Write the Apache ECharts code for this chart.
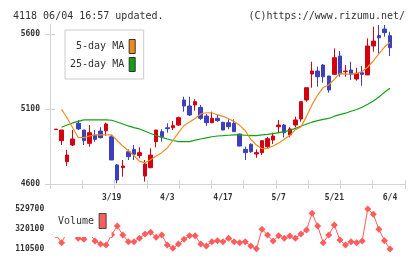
<!DOCTYPE html>
<html>
<head>
<meta charset="utf-8">
<script src="https://cdn.jsdelivr.net/npm/echarts@6/dist/echarts.min.js"></script>
<style>
  html, body { margin: 0; padding: 0; background: #fff; }
  #chart { width: 420px; height: 259px; }
</style>
</head>
<body>
<div id="chart"></div>
<script>
// 日付ラベル（10本ごとに表示）
const dates = ['3/5','3/6','3/7','3/10','3/11','3/12','3/13','3/14','3/17','3/18',
  '3/19','3/21','3/24','3/25','3/26','3/27','3/28','3/31','4/1','4/2',
  '4/3','4/4','4/7','4/8','4/9','4/10','4/11','4/14','4/15','4/16',
  '4/17','4/21','4/22','4/23','4/24','4/25','4/28','4/30','5/1','5/2',
  '5/7','5/8','5/9','5/12','5/13','5/14','5/15','5/16','5/19','5/20',
  '5/21','5/22','5/23','5/26','5/27','5/28','5/29','5/30','6/2','6/3','6/4'];

const opens  = [4963,4889,4749,4860,5005,4960,4871,4927,4953,4955,
  4915,4727,4709,4815,4831,4789,4653,4709,4882,4949,
  4975,4975,4993,5160,5120,5127,5111,5053,5009,5038,
  5011,5009,5005,4933,4831,4865,4800,4809,4849,4893,
  4982,4993,4927,4993,5033,5160,5333,5353,5393,5320,
  5331,5453,5349,5360,5300,5342,5327,5520,5589,5633,5589];
const closes = [4966,4960,4793,4900,4967,4889,4942,4898,4909,5000,
  4760,4627,4720,4782,4798,4809,4733,4793,4960,4915,
  4969,4989,5042,5120,5060,5149,5038,5009,5038,5022,
  4960,4982,4949,4853,4809,4815,4809,4889,4902,4920,
  4993,4942,4967,5027,5149,5242,5353,5315,5315,5227,
  5442,5333,5353,5331,5338,5331,5520,5553,5575,5609,5509];
const lows   = [4963,4860,4720,4853,4960,4860,4849,4882,4904,4922,
  4760,4605,4649,4760,4760,4771,4616,4705,4845,4882,
  4942,4960,4987,5082,5053,5089,5027,4987,5005,5015,
  4958,4965,4949,4850,4760,4809,4775,4793,4833,4867,
  4938,4911,4911,4978,5015,5149,5242,5249,5275,5209,
  5327,5315,5315,5293,5289,5255,5327,5482,5471,5582,5453];
const highs  = [4966,4960,4827,4960,5027,4960,4993,4960,4978,5009,
  4927,4733,4760,4831,4860,4845,4760,4838,4960,4965,
  5005,5020,5049,5182,5182,5165,5127,5067,5082,5060,
  5015,5031,5031,4935,4849,4871,4831,4889,4915,4942,
  5027,5000,4978,5049,5149,5242,5415,5382,5400,5320,
  5504,5487,5393,5415,5375,5387,5571,5649,5660,5660,5615];

const ma5  = ['-',5098,5040,4975,4910,4909,4920,4927,4927,4927,
  4927,4890,4853,4822,4790,4751,4742,4762,4787,4809,
  4840,4890,4943,4990,5013,5037,5067,5075,5075,5062,
  5051,5035,5017,4991,4955,4898,4860,4835,4837,4853,
  4873,4898,4923,4962,4980,5051,5129,5193,5243,5260,
  5298,5338,5333,5333,5337,5350,5380,5420,5467,5513,5545];
const ma25 = ['-',4978,4993,5007,5018,5027,5027,5027,5027,5027,
  5025,5013,5000,4987,4976,4967,4952,4937,4923,4911,
  4900,4890,4883,4882,4882,4892,4900,4907,4915,4920,
  4922,4925,4927,4927,4925,4923,4923,4927,4931,4936,
  4942,4949,4957,4971,4985,5000,5012,5023,5031,5037,
  5052,5062,5072,5085,5097,5112,5132,5153,5180,5211,5238];

const volumes = [260000,175000,290000,270000,222000,212000,280000,194000,163000,152000,
  260000,351000,257000,187000,187000,222000,268000,286000,233000,257000,
  152000,118000,163000,212000,250000,250000,163000,142000,187000,198000,
  187000,222000,187000,177000,187000,142000,112000,317000,257000,194000,
  250000,222000,247000,222000,268000,310000,485000,351000,177000,257000,
  362000,205000,152000,187000,177000,194000,529700,474000,317000,198000,110500];

const priceTicks = [4600, 5100, 5600];
const volTicks = [110500, 320100, 529700];

const mono = 'DejaVu Sans Mono';
const axisGray = '#d4d4d4';
const labelStyle = { fontFamily: mono, fontSize: 8, fontWeight: 'bold', color: '#333' };
const plain = v => String(v);

const chart = echarts.init(document.getElementById('chart'), null, { renderer: 'canvas' });

const candleData = opens.map((o, i) => [o, closes[i], lows[i], highs[i]]);

chart.setOption({
  animation: false,
  backgroundColor: '#fff',
  title: [
    { text: '4118 06/04 16:57 updated.', left: 8, top: 6,
      textStyle: { fontFamily: mono, fontSize: 10, fontWeight: 'normal', color: '#333' } },
    { text: '(C)https://www.rizumu.net/', right: 10, top: 6,
      textStyle: { fontFamily: mono, fontSize: 10, fontWeight: 'normal', color: '#333' } }
  ],
  legend: [
    {
      data: ['5-day MA', '25-day MA'],
      orient: 'vertical', align: 'right',
      left: 65, top: 30,
      padding: [9, 8, 7, 5],
      itemGap: 3, itemWidth: 6, itemHeight: 14,
      icon: 'rect',
      selectedMode: false,
      backgroundColor: '#fff',
      borderColor: '#ccc', borderWidth: 1,
      itemStyle: { borderColor: '#333', borderWidth: 1 },
      formatter: name => name.padStart(9, ' '),
      textStyle: { fontFamily: mono, fontSize: 10, color: '#333' }
    },
    {
      data: ['Volume'],
      align: 'right',
      left: 53, top: 205,
      padding: [8, 5, 8, 5],
      itemWidth: 7, itemHeight: 15,
      icon: 'rect',
      selectedMode: false,
      backgroundColor: '#fff',
      borderWidth: 0,
      itemStyle: { borderColor: '#444', borderWidth: 1 },
      textStyle: { fontFamily: mono, fontSize: 10, color: '#333' }
    }
  ],
  grid: [
    { left: 50, width: 355, top: 25, height: 159 },      // 枠と目盛
    { left: 53.2, width: 339.6, top: 25, height: 159 },  // ローソク足
    { left: 53.2, width: 339.6, top: 209, height: 40 }   // 出来高
  ],
  xAxis: [
    { gridIndex: 0, type: 'value', position: 'bottom', min: 0, max: 11, interval: 1,
      axisLine: { lineStyle: { color: axisGray } },
      axisTick: { length: 5, lineStyle: { color: axisGray } },
      axisLabel: { show: false }, splitLine: { show: false } },
    { gridIndex: 0, type: 'value', position: 'bottom', min: 0, max: 11, interval: 1,
      axisLine: { lineStyle: { color: axisGray } },
      axisTick: { inside: true, length: 4, lineStyle: { color: axisGray } },
      axisLabel: { show: false }, splitLine: { show: false } },
    { gridIndex: 1, type: 'category', data: dates, boundaryGap: true,
      axisLine: { show: false }, axisTick: { show: false },
      axisLabel: Object.assign({ interval: (i) => i > 0 && i % 10 === 0, margin: 10 }, labelStyle),
      splitLine: { show: false } },
    { gridIndex: 2, type: 'category', data: dates, boundaryGap: true, show: false }
  ],
  yAxis: [
    { gridIndex: 0, type: 'value', position: 'left', min: 4600, max: 5660,
      axisLine: { show: true, lineStyle: { color: axisGray } },
      axisTick: { show: true, length: 5, customValues: priceTicks, lineStyle: { color: axisGray } },
      axisLabel: Object.assign({ customValues: priceTicks, margin: 10, formatter: plain }, labelStyle),
      splitLine: { show: false } },
    { gridIndex: 0, type: 'value', position: 'left', min: 4600, max: 5660,
      axisLine: { show: true, lineStyle: { color: axisGray } },
      axisTick: { show: true, inside: true, length: 5, customValues: priceTicks, lineStyle: { color: axisGray } },
      axisLabel: { show: false }, splitLine: { show: false } },
    { gridIndex: 1, type: 'value', min: 4600, max: 5660, show: false, splitLine: { show: false } },
    { gridIndex: 2, type: 'value', position: 'left', min: 110500, max: 529700,
      axisLine: { show: false }, axisTick: { show: false },
      axisLabel: Object.assign({ customValues: volTicks, margin: 9, formatter: plain }, labelStyle),
      splitLine: { show: false } }
  ],
  series: [
    {
      name: 'price', type: 'candlestick', xAxisIndex: 2, yAxisIndex: 2,
      data: candleData, barWidth: 4,
      itemStyle: { color: '#d40010', color0: '#3c40bc', borderColor: '#d40010', borderColor0: '#3c40bc', borderWidth: 1 }
    },
    {
      name: '25-day MA', type: 'line', xAxisIndex: 2, yAxisIndex: 2,
      data: ma25, showSymbol: false, symbol: 'none', color: '#14a014',
      lineStyle: { width: 1.2, color: '#14a014' }
    },
    {
      name: '5-day MA', type: 'line', xAxisIndex: 2, yAxisIndex: 2,
      data: ma5, showSymbol: false, symbol: 'none', color: '#f08c1e',
      lineStyle: { width: 1.2, color: '#f08c1e' }
    },
    {
      name: 'Volume', type: 'line', xAxisIndex: 3, yAxisIndex: 3,
      data: volumes, symbol: 'diamond', symbolSize: 7, showAllSymbol: true, color: '#ff6464',
      lineStyle: { width: 1, color: '#ff5c5c' },
      itemStyle: { color: '#ff5c5c' }
    }
  ]
});
</script>
</body>
</html>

* * * *

■ The request ■
Up to and including the line with "5504,5487,5393,5415,5375,5387,5571,5649,5660,5660,5615];", copy the data above from its first line. Skip pictures.

■ Answer to this task ■
Write the Apache ECharts code for this chart.
<!DOCTYPE html>
<html>
<head>
<meta charset="utf-8">
<script src="https://cdn.jsdelivr.net/npm/echarts@6/dist/echarts.min.js"></script>
<style>
  html, body { margin: 0; padding: 0; background: #fff; }
  #chart { width: 420px; height: 259px; }
</style>
</head>
<body>
<div id="chart"></div>
<script>
// 日付ラベル（10本ごとに表示）
const dates = ['3/5','3/6','3/7','3/10','3/11','3/12','3/13','3/14','3/17','3/18',
  '3/19','3/21','3/24','3/25','3/26','3/27','3/28','3/31','4/1','4/2',
  '4/3','4/4','4/7','4/8','4/9','4/10','4/11','4/14','4/15','4/16',
  '4/17','4/21','4/22','4/23','4/24','4/25','4/28','4/30','5/1','5/2',
  '5/7','5/8','5/9','5/12','5/13','5/14','5/15','5/16','5/19','5/20',
  '5/21','5/22','5/23','5/26','5/27','5/28','5/29','5/30','6/2','6/3','6/4'];

const opens  = [4963,4889,4749,4860,5005,4960,4871,4927,4953,4955,
  4915,4727,4709,4815,4831,4789,4653,4709,4882,4949,
  4975,4975,4993,5160,5120,5127,5111,5053,5009,5038,
  5011,5009,5005,4933,4831,4865,4800,4809,4849,4893,
  4982,4993,4927,4993,5033,5160,5333,5353,5393,5320,
  5331,5453,5349,5360,5300,5342,5327,5520,5589,5633,5589];
const closes = [4966,4960,4793,4900,4967,4889,4942,4898,4909,5000,
  4760,4627,4720,4782,4798,4809,4733,4793,4960,4915,
  4969,4989,5042,5120,5060,5149,5038,5009,5038,5022,
  4960,4982,4949,4853,4809,4815,4809,4889,4902,4920,
  4993,4942,4967,5027,5149,5242,5353,5315,5315,5227,
  5442,5333,5353,5331,5338,5331,5520,5553,5575,5609,5509];
const lows   = [4963,4860,4720,4853,4960,4860,4849,4882,4904,4922,
  4760,4605,4649,4760,4760,4771,4616,4705,4845,4882,
  4942,4960,4987,5082,5053,5089,5027,4987,5005,5015,
  4958,4965,4949,4850,4760,4809,4775,4793,4833,4867,
  4938,4911,4911,4978,5015,5149,5242,5249,5275,5209,
  5327,5315,5315,5293,5289,5255,5327,5482,5471,5582,5453];
const highs  = [4966,4960,4827,4960,5027,4960,4993,4960,4978,5009,
  4927,4733,4760,4831,4860,4845,4760,4838,4960,4965,
  5005,5020,5049,5182,5182,5165,5127,5067,5082,5060,
  5015,5031,5031,4935,4849,4871,4831,4889,4915,4942,
  5027,5000,4978,5049,5149,5242,5415,5382,5400,5320,
  5504,5487,5393,5415,5375,5387,5571,5649,5660,5660,5615];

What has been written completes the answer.